What’s more, from a practical standpoint, any “antidemocratic” effect of enforcing Section 3 is blunted by the fact that our hyper‐partisan, two‐party system has yielded two deeply unpopular front‐runners. Americans’ view of all politicians is pretty dim; just 32 percent express trust in Congress and more Americans now identify as “independent” than as either Democrat or Republican. The percentage of those who identify as independent is approaching the percentage of those who identify as Democrat or Republican combined.
More than 60 percent of the country now expresses support for a third party. According to one study, our political system likely needs “not two or three parties, but at least five parties” to accurately represent the diversity of viewpoints of those surveyed. And yet we’re stuck with two candidates—one from each majority party—both of whom are widely unpopular.
As libertarians perhaps know best, incumbents have structured our political system in a way that systematically disadvantages third parties. Single‐member districts and first‐past‐the‐post rules prevent proportional representation in the legislatures, thereby thwarting third‐party representation. Rules against ranked‐choice or fusion voting prevent third parties from endorsing major candidates and make third‐party voters feel like spoilers. Political gerrymandering, partisan primaries, and government‐created funding disadvantages make third parties uncompetitive. The result has been the spectacular failure of third parties to emerge as serious contenders, especially for the presidency. As Cato adjunct scholar Andy Craig has written:
Since World War II, there have been 14 third‐party or independent presidential bids by governors, senators, congressmen, and in one case a former vice president. (There have been even more if you count the campaigns that ended before November, or the times a politician let a party put his name on the ballot but did not actively campaign.) Of those, seven failed to garner even 1 percent of the vote. Only one broke double digits. Two won states, but both were segregationists appealing to the Jim Crow South, a dynamic thankfully relegated to the ash heap of history. Taken together, the average result of these campaigns is just 2.33 percent.
This was the Founders’ nightmare. In their view, the only thing worse than political parties was a two‐party system. “The alternate domination of one faction over another, sharpened by the spirit of revenge,” said George Washington, is “a frightful despotism.” John Adams warned that “a division of the republic into two great parties … is to be dreaded as the greatest political evil under our Constitution.” And yet that’s exactly what we have.
The upshot today is that one party is poised to nominate a candidate who is facing nearly one hundred felony charges in four separate proceedings and the other will nominate the oldest candidate of all time by a considerable margin.
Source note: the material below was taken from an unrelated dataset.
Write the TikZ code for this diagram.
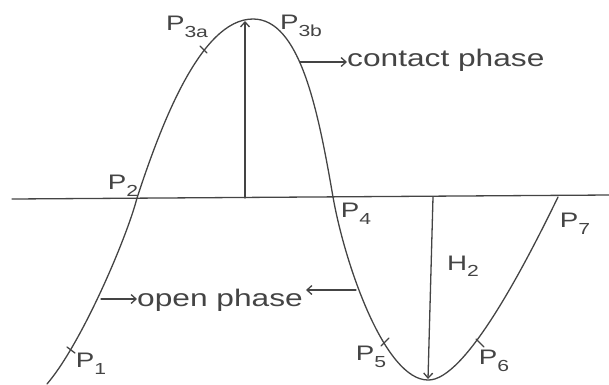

Neither is the top choice for many voters (who, in the last election, comprised just two‐thirds of the voting‐eligible population—and that was an all‐time high). In sum, the supposed anti‐democratic effects of taking Trump off the ballot is blunted by the fact that our system is far from a democratic ideal. Disqualification may actually prevent a minority of a minority (a superminority?) from imposing their preferred candidate on the rest of the population.
Disqualifying Trump under Section 3 might be a bad idea for many reasons; it also might be wrong as a constitutional matter. But it’s neither bad nor wrong merely because of some supposed antidemocratic effect. This is one of the weakest arguments against disqualification, and yet it’s one of the most prevalent.